Hacia la década de 1990, ya prácticamente la presencia de chinos inmigrantes había terminado en Cuba y en la actualidad solo hay algunos de sus descendientes, quienes de un modo u otro tratan de conservar vivas sus sociedades y algunas de sus costumbres ancestrales, muy maltratadas por el tiempo y la transculturación.

Mucho se ha hablado de la influencia china en Cuba, cuando, en realidad, más debería hablarse de herencia. Fuera de algunos aportes gastronómicos —a veces llegados de la comunidad china de California— y algún detalle arquitectónico, la verdadera herencia china en Cuba se produce por vía genética, o sea, a través de la presencia de rasgos étnicos en sus descendientes, casi siempre mezclados con sangre cubana –blanca o negra–. El hecho de que la mayoría de los chinos llegados a Cuba fueran varones, ayudó a que formaran familias con naturales de la Isla, y como esos hombres eran el sostén económico de las casas, la educación de los mestizos chinos fue encargada a las madres cubanas, cuya cultura, idioma y costumbres asumieron los hijos, que ni siquiera aprendieron el idioma de sus padres asiáticos.

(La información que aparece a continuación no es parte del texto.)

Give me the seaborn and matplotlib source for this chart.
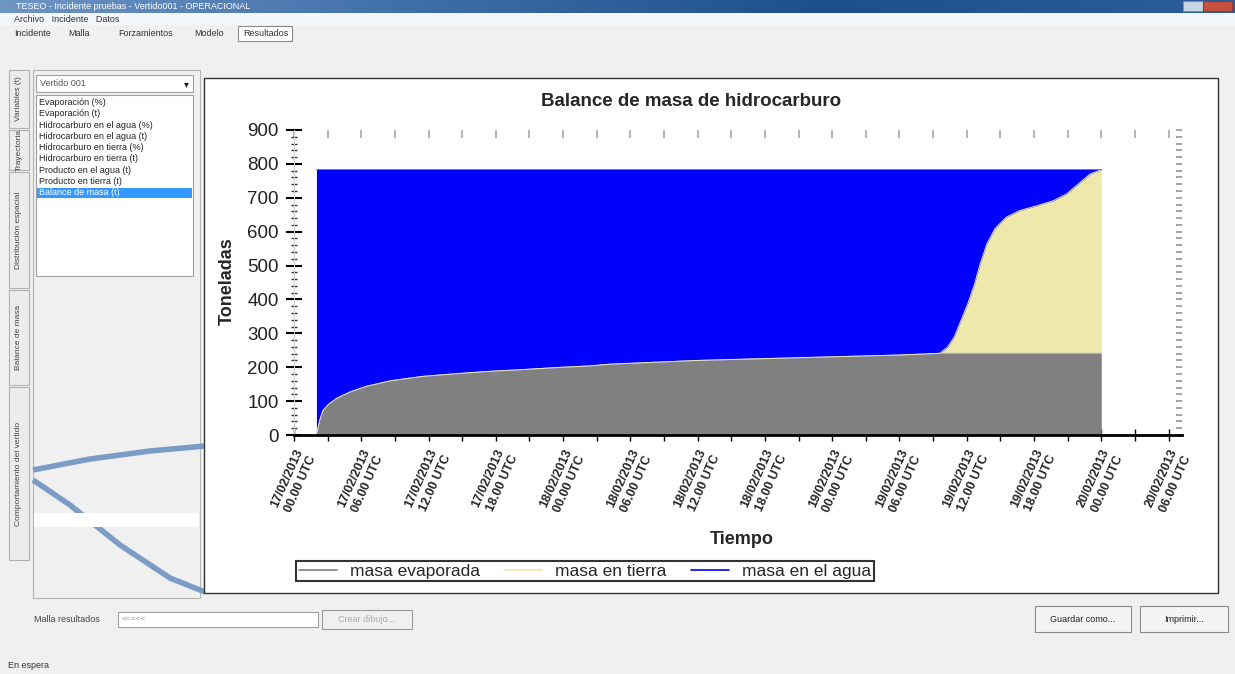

Por tales razones, muy poco ha sido el aporte de los chinos a la cultura cubana. Algunas de sus tradiciones, hoy practicadas en las inmediaciones del enclave turístico en que se ha convertido el antiguo Barrio Chino, son en realidad representaciones folclóricas —como la colorida danza del león— que nunca se han integrado al cuerpo de la cultura cubana, aunque han convivido con ella.

La herencia china, sin embargo, parece indeleble en la sangre y la historia cubanas, a las que aportaron sus rasgos, trabajo, presencia e, incluso, su sangre cuando, en pleno siglo XIX, algunos de aquellos campesinos chinos llegados poco antes como braceros, se incorporaron al Ejército Libertador que luchaba contra el poder colonial español e hicieron justicia a la frase de que “ningún chino cubano fue desertor, ningún chino cubano fue traidor”. Por ello, aunque su influencia no resulte visible como la de las culturas llegadas de África, los chinos emigrados a la Isla también forman parte de la múltiple y mestiza espiritualidad cubana.